• [What the task asks]: Where a line below holds the string "this", copy that line.

Source code of charts
::::::
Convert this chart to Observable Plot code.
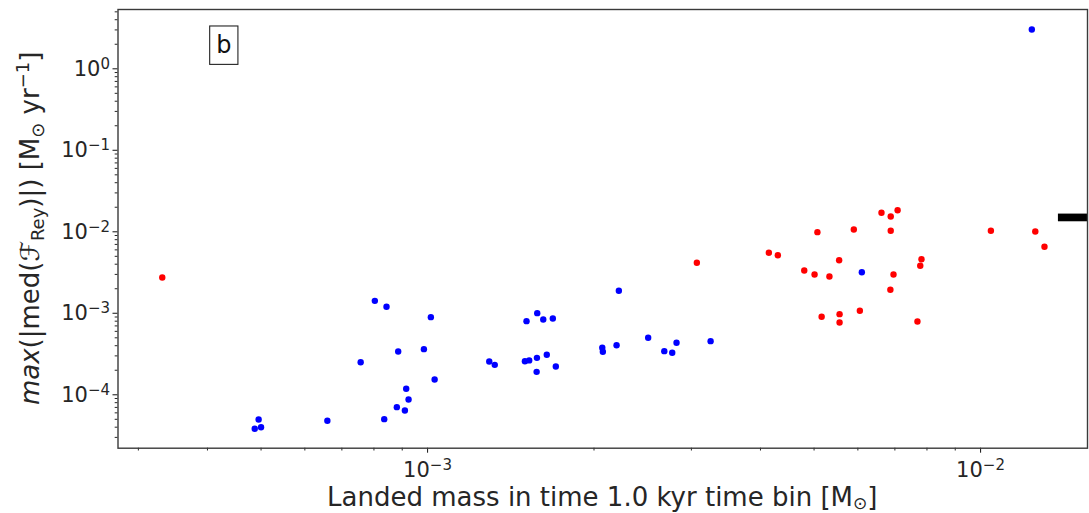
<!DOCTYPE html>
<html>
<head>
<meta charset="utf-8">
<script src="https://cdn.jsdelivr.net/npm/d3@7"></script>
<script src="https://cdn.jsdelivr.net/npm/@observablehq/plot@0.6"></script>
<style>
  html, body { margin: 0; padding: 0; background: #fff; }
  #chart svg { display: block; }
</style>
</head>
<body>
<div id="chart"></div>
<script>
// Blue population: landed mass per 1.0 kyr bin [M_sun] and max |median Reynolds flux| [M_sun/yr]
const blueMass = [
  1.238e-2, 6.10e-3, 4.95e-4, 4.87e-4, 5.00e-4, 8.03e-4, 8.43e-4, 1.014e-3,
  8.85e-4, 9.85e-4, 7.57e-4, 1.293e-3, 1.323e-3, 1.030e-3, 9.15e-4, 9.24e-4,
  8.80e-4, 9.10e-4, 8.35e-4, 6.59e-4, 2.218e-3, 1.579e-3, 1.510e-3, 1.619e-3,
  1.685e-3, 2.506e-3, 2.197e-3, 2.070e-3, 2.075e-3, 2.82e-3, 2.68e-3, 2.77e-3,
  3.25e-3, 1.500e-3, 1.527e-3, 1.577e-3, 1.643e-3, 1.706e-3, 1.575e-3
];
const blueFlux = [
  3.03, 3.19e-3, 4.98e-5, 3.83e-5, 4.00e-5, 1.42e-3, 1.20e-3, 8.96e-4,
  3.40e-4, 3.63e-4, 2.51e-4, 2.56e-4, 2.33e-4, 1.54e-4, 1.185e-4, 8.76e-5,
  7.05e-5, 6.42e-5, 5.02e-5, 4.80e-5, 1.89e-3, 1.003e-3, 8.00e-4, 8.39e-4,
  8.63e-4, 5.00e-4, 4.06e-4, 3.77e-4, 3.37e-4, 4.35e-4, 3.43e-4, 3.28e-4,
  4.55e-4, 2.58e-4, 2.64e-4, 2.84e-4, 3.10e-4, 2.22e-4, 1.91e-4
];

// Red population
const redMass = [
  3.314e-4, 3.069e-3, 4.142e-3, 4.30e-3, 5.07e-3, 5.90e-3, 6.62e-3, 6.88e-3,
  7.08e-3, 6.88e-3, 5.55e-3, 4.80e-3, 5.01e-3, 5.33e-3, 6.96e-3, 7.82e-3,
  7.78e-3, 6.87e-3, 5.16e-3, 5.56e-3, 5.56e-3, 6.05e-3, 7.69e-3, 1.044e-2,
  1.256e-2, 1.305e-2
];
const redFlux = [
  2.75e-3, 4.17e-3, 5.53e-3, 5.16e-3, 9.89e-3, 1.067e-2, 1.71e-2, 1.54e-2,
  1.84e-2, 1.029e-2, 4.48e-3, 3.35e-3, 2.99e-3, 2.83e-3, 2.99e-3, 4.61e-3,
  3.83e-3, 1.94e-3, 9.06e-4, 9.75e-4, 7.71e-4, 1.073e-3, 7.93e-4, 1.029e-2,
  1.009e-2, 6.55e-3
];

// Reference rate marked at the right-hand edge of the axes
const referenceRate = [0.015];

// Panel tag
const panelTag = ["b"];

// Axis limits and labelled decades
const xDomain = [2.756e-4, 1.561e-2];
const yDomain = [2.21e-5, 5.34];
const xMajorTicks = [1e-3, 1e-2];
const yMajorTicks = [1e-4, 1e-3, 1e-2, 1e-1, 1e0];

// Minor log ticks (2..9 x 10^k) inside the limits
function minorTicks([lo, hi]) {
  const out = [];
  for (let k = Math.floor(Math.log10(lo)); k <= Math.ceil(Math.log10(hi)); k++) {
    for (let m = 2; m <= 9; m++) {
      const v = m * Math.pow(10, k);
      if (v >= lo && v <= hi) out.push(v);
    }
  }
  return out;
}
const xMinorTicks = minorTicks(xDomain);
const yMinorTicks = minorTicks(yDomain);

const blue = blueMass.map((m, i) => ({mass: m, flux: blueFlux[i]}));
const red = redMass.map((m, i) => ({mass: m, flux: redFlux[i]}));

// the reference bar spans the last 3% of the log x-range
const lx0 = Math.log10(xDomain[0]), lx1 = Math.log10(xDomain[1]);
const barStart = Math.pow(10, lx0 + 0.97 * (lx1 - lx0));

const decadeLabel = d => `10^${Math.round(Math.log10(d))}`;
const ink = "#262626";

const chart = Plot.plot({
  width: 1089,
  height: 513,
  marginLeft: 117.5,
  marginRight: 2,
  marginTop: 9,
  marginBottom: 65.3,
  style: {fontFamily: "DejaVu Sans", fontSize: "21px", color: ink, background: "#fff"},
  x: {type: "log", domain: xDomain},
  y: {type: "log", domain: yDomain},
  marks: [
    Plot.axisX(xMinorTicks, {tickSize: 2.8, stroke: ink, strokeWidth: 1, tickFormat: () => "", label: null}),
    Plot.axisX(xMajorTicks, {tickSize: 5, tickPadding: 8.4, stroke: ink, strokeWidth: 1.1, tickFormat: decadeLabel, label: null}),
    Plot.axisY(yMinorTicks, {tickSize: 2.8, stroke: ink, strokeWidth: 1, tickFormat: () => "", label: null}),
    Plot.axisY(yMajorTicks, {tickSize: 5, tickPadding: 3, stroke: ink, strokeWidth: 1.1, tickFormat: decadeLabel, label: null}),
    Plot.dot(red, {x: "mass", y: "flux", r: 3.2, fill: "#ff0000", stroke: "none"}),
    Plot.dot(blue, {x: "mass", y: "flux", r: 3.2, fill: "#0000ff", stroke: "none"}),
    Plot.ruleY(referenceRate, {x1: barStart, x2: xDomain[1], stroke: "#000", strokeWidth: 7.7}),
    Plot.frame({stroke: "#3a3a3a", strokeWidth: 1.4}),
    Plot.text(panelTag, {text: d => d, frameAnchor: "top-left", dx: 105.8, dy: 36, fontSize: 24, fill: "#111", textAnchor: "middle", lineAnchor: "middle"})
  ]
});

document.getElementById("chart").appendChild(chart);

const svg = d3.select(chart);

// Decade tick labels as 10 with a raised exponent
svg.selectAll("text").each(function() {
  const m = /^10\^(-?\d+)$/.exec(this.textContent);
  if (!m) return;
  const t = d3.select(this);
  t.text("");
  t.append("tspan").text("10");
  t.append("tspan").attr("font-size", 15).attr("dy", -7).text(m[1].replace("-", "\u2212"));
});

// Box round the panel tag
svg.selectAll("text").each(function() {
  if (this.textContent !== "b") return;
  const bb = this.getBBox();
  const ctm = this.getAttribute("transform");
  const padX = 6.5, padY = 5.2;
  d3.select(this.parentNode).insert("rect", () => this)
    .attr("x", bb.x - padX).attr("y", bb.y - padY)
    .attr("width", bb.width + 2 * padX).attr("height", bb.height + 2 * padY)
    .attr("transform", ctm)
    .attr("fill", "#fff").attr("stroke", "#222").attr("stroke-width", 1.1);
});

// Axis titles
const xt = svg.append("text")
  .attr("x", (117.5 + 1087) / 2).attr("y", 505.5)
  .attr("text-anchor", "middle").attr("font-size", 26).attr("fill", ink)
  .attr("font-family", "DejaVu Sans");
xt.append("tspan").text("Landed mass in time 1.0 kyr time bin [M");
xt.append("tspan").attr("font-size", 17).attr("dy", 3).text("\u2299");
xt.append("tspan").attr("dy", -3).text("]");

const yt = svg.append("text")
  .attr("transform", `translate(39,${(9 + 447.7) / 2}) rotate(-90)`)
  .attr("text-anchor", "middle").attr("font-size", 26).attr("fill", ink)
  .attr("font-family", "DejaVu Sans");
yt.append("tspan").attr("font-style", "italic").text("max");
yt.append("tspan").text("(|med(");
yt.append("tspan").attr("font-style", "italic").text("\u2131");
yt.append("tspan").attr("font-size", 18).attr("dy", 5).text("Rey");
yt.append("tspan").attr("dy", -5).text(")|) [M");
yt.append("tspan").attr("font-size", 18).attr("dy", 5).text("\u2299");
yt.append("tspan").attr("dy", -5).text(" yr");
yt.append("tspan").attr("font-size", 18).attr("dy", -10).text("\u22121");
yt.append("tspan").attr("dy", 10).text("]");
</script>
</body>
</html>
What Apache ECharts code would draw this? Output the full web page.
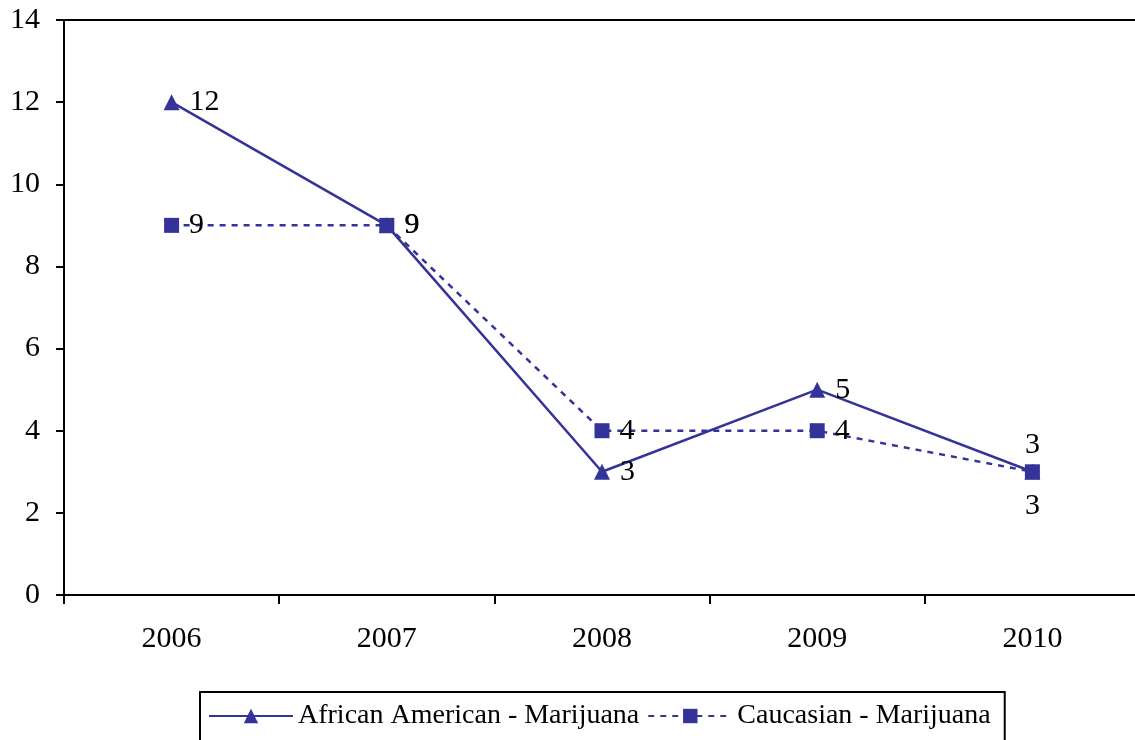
::::::
• [Task solution]:
Convert this chart to Observable Plot code.
  const m = /^10\^(-?\d+)$/.exec(this.textContent);
  const t = d3.select(this);
  if (this.textContent !== "b") return;
  const bb = this.getBBox();
  const ctm = this.getAttribute("transform");
  d3.select(this.parentNode).insert("rect", () => this)
What Apache ECharts code would draw this? Output the full web page.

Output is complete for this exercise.